# Honey



## Huly (Mar 5, 2012)

Has anyone ever used Honey to treat a wound on their dog? I am going to ask Kim about it today but I am debating using it on Sadie's foot. From what I have read it helps heals the wound, clearns infections, and fights cancer. Supposedly it is also great for burns. 

Some also use it for allergies in humans and dogs.


----------



## kellyb (Aug 26, 2012)

I have heard this but never used it. 


Sent from Petguide.com App


----------



## CHITheresa (Apr 30, 2011)

I have heard honey does so much healing. I get Raw honey at the health food store by me. I can get as little or as much as I want. Oh by the way there is a New show in cooking channel called (The food doctor ) shows you what food to eat to heal different things wrong. It has been on 2 times now and they have a web site. They heal a little boy with psoriasis bad and a guy with fatty liver..


----------



## jesuschick (Dec 5, 2010)

I do know humas who use it as you have suggested so I do not know why it might not work the same.

That said, mine would gnaw off whatever body part had the honey applied!

Will she been seen today or are you discussing her case with Kim? Sure eager to hear what she thinks about her.


----------



## Huly (Mar 5, 2012)

jesuschick said:


> I do know humas who use it as you have suggested so I do not know why it might not work the same.
> 
> That said, mine would gnaw off whatever body part had the honey applied!
> 
> Will she been seen today or are you discussing her case with Kim? Sure eager to hear what she thinks about her.

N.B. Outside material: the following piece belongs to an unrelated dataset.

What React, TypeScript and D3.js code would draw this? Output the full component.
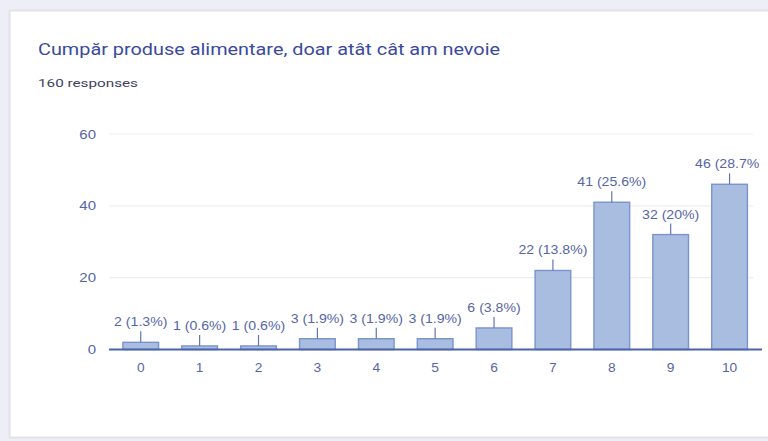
import React from "react";
import * as d3 from "d3";

const categories: string[] = ["0", "1", "2", "3", "4", "5", "6", "7", "8", "9", "10"];
const counts: number[] = [2, 1, 1, 3, 3, 3, 6, 22, 41, 32, 46];
const percentLabels: string[] = ["1.3%", "0.6%", "0.6%", "1.9%", "1.9%", "1.9%", "3.8%", "13.8%", "25.6%", "20%", "28.7%"];
const yTicks: number[] = [0, 20, 40, 60];
const title = "Cumpăr produse alimentare, doar atât cât am nevoie";
const subtitle = "160 responses";

const W = 768;
const H = 441;
const SX = 1.13; // horizontal stretch of the reference labels
const SXT = 1.2; // y tick stretch

export default function App() {
  const x = d3
    .scaleBand<string>()
    .domain(categories)
    .range([111.3, 759])
    .paddingInner(0.394)
    .paddingOuter(0.197);
  const y = d3.scaleLinear().domain([0, 60]).range([349.5, 134]);

  const labelColor = "#5566a6";

  return (
    <svg
      width={W}
      height={H}
      style={{ position: "fixed", left: 0, top: 0, display: "block" }}
      fontFamily="'Liberation Sans', Arial, sans-serif"
    >
      <defs>
        <clipPath id="plotClip">
          <rect x={0} y={0} width={760} height={H} />
        </clipPath>
      </defs>
      <rect x={0} y={0} width={W} height={H} fill="#eeeef7" />
      <rect x={9.5} y={10.5} width={W} height={427} fill="#ffffff" stroke="#e2e2ea" strokeWidth={2} />

      <text
        x={38}
        y={55}
        fontSize={17}
        fill="#3a4a9e"
        fontFamily="Roboto, 'Open Sans', sans-serif"
        textLength={462}
        lengthAdjust="spacingAndGlyphs"
      >
        {title}
      </text>
      <text
        x={38}
        y={87}
        fontSize={11.5}
        fill="#3d4260"
        fontFamily="Roboto, 'Open Sans', sans-serif"
        textLength={100}
        lengthAdjust="spacingAndGlyphs"
      >
        {subtitle}
      </text>

      {/* grid lines */}
      {yTicks.map((t) =>
        t === 0 ? null : (
          <line key={"g" + t} x1={109} x2={753} y1={y(t)} y2={y(t)} stroke="#efeff2" strokeWidth={1.2} />
        )
      )}

      {/* y tick labels */}
      {yTicks.map((t) => (
        <text
          key={"yt" + t}
          transform={`translate(96,${y(t) + 4.5}) scale(${SXT},1)`}
          textAnchor="end"
          fontSize={12.5}
          fill={labelColor}
        >
          {t}
        </text>
      ))}

      {/* bars */}
      {categories.map((c, i) => {
        const x0 = x(c) as number;
        const top = y(counts[i]);
        return (
          <rect
            key={"b" + c}
            x={x0}
            y={top}
            width={x.bandwidth()}
            height={y(0) - top}
            fill="#a9bde0"
            stroke="#7b93cf"
            strokeWidth={1.4}
          />
        );
      })}

      {/* baseline */}
      <line x1={109} x2={762} y1={y(0)} y2={y(0)} stroke="#4a64aa" strokeWidth={2} />

      {/* data labels */}
      <g clipPath="url(#plotClip)">
        {categories.map((c, i) => {
          const cx = (x(c) as number) + x.bandwidth() / 2;
          const top = y(counts[i]);
          return (
            <g key={"l" + c}>
              <line x1={cx} x2={cx} y1={top} y2={top - 11} stroke="#6176b8" strokeWidth={1.2} />
              <text
                transform={`translate(${cx},${top - 16}) scale(${SX},1)`}
                textAnchor="middle"
                fontSize={12.5}
                fill={labelColor}
              >
                {`${counts[i]} (${percentLabels[i]})`}
              </text>
            </g>
          );
        })}
      </g>

      {/* x tick labels */}
      {categories.map((c) => (
        <text
          key={"xt" + c}
          transform={`translate(${(x(c) as number) + x.bandwidth() / 2},${371.5}) scale(1.1,1)`}
          textAnchor="middle"
          fontSize={12.5}
          fill={labelColor}
        >
          {c}
        </text>
      ))}
    </svg>
  );
}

I am going to talk to Kim about her. I am not taking in her yet. My mom and I went through everything it could be and any and all of the outcomes Sadie would not put up with or we would not allow them to do. 

Example-
Broke toe- Sadie would eat the cast, She can remove any and all Ecollars too
Tumor- Not putting her under at 15 for anything! Not removing her foot! 

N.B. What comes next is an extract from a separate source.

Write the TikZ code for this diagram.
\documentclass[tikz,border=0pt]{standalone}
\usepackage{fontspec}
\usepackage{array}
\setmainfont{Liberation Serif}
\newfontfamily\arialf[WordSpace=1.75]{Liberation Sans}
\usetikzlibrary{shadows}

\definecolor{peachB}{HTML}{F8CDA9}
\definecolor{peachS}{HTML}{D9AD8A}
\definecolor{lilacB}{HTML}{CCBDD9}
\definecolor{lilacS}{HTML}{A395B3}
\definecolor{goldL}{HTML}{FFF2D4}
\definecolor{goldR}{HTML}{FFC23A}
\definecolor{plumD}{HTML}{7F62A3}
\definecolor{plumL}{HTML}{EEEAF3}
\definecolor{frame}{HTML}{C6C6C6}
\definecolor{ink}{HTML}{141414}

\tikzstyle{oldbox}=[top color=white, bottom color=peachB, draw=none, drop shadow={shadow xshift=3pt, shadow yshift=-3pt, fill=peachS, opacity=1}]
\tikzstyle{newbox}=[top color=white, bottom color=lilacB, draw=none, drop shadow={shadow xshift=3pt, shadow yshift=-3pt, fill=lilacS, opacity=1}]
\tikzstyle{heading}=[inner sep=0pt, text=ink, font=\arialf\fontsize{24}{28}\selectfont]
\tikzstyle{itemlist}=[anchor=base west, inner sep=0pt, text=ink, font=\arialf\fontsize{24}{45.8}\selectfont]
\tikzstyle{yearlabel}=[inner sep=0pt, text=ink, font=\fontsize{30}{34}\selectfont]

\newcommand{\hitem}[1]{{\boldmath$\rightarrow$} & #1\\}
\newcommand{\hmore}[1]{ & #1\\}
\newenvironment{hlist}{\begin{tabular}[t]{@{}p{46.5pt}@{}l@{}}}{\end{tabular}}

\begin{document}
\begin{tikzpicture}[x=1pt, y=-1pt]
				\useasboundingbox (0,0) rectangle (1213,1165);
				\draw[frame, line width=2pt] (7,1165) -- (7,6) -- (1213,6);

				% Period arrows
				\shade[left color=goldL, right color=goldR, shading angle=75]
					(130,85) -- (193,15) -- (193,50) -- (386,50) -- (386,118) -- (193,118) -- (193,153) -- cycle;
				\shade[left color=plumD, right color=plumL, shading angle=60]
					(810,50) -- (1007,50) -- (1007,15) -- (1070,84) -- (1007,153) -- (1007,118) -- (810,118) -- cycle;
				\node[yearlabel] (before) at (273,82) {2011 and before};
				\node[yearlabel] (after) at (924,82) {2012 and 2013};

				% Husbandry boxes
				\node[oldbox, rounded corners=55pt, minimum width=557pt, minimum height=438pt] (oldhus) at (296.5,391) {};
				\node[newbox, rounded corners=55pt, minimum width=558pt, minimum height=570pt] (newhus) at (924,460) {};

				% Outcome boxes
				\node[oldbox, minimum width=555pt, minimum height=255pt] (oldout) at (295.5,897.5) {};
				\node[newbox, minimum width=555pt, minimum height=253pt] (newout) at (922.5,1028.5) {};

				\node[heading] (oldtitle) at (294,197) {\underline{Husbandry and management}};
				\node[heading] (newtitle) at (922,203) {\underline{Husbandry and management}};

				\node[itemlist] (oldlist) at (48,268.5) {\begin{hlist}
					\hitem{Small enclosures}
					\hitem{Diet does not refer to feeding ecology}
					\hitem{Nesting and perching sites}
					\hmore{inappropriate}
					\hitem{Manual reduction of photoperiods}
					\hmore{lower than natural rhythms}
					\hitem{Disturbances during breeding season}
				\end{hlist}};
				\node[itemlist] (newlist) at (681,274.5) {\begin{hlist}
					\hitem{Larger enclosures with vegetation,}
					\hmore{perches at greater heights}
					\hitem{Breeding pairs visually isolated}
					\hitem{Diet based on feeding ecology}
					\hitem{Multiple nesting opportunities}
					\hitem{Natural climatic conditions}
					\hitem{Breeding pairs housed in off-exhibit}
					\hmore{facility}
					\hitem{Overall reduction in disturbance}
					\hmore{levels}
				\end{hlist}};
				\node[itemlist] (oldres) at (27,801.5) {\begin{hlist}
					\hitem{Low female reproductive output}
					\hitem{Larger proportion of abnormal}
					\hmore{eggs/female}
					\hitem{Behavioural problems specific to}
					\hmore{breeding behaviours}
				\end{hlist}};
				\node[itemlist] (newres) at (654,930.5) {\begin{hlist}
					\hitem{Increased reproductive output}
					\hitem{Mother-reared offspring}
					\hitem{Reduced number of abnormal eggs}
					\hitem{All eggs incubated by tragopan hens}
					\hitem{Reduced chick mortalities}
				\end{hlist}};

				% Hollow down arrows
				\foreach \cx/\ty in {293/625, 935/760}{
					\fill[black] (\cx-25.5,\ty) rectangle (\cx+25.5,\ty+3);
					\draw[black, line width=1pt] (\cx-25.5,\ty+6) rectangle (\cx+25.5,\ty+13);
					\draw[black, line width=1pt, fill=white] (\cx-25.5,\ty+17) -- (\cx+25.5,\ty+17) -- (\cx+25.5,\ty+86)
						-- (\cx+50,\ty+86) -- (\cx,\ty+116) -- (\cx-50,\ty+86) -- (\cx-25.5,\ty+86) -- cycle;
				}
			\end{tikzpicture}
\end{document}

Yeah I have read about its uses in people and dogs and it looks good but I would put $$ on Sadie licking it off. Can't put any cover on it as Sadie hates ANYTHING on her so not sure. Hence talk to Kim


----------



## Huly (Mar 5, 2012)

CHITheresa said:


> I have heard honey does so much healing. I get Raw honey at the health food store by me. I can get as little or as much as I want. Oh by the way there is a New show in cooking channel called (The food doctor ) shows you what food to eat to heal different things wrong. It has been on 2 times now and they have a web site. They heal a little boy with psoriasis bad and a guy with fatty liver..


Might need to check that out! 

Thanks!


----------



## Huly (Mar 5, 2012)

Kim totally agreed with Karen lol

Sadie would try to eat her foot which would cause more issues. Esp since we can not wrap or collar Sadie. Honey is good though for wounds though.

She put Sadie on HomeoPet First Aid. A homeopathic treatment that taken internal should help her foot and keeping her on the OL Immune and Olive Leaf


----------



## Davrinli (Jan 21, 2013)

Medically speaking, i am a nurse, Manuka honey is the one used for healing wounds. Comes from New Zealand. 


Sent from Petguide.com Free App


----------



## Moonfall (Nov 16, 2012)

It won't hurt it further on like a broken toe or something. I'd hesitate for an open wound though.

But for one that is internal you could sure try, it won't worsen it.


----------



## fizzy n kirbys mum (Jan 17, 2005)

I give my fizzy local honey in the summer - it seems to help his summer itchiness 
( he seems to get hay fever type symptoms) half a teaspoon of honey a day seems to help loads, and he loves it ( he has it from a spoon hehe)


----------



## KrystalLeigh (Aug 17, 2011)

Davrinli said:


> Medically speaking, i am a nurse, Manuka honey is the one used for healing wounds. Comes from New Zealand.
> 
> 
> Sent from Petguide.com Free App


Yes! I love Manuka honey (aka medical grade honey). Apparently there isn't conclusive evidence of its antibacterial properties, but I use it on my face and it honestly makes your skin so amazingly soft and clears up acne. I prefer using it on wounds instead of polysporin. 


Sent from Petguide.com Free App


----------



## Huly (Mar 5, 2012)

Moonfall said:


> It won't hurt it further on like a broken toe or something. I'd hesitate for an open wound though.
> 
> But for one that is internal you could sure try, it won't worsen it.


Actually honey is best for open wounds. Kills bacteria and regenerates growth. Used a lot for burns starting to use and trials for tumors.


----------



## Angelbaby (Jan 24, 2013)

had a friend with a puppy born without a foot and the wound was nasty after cleansing it with peroxide we used aveeno baby diaper rash cream and it healed in a few days took care of the infection too.


----------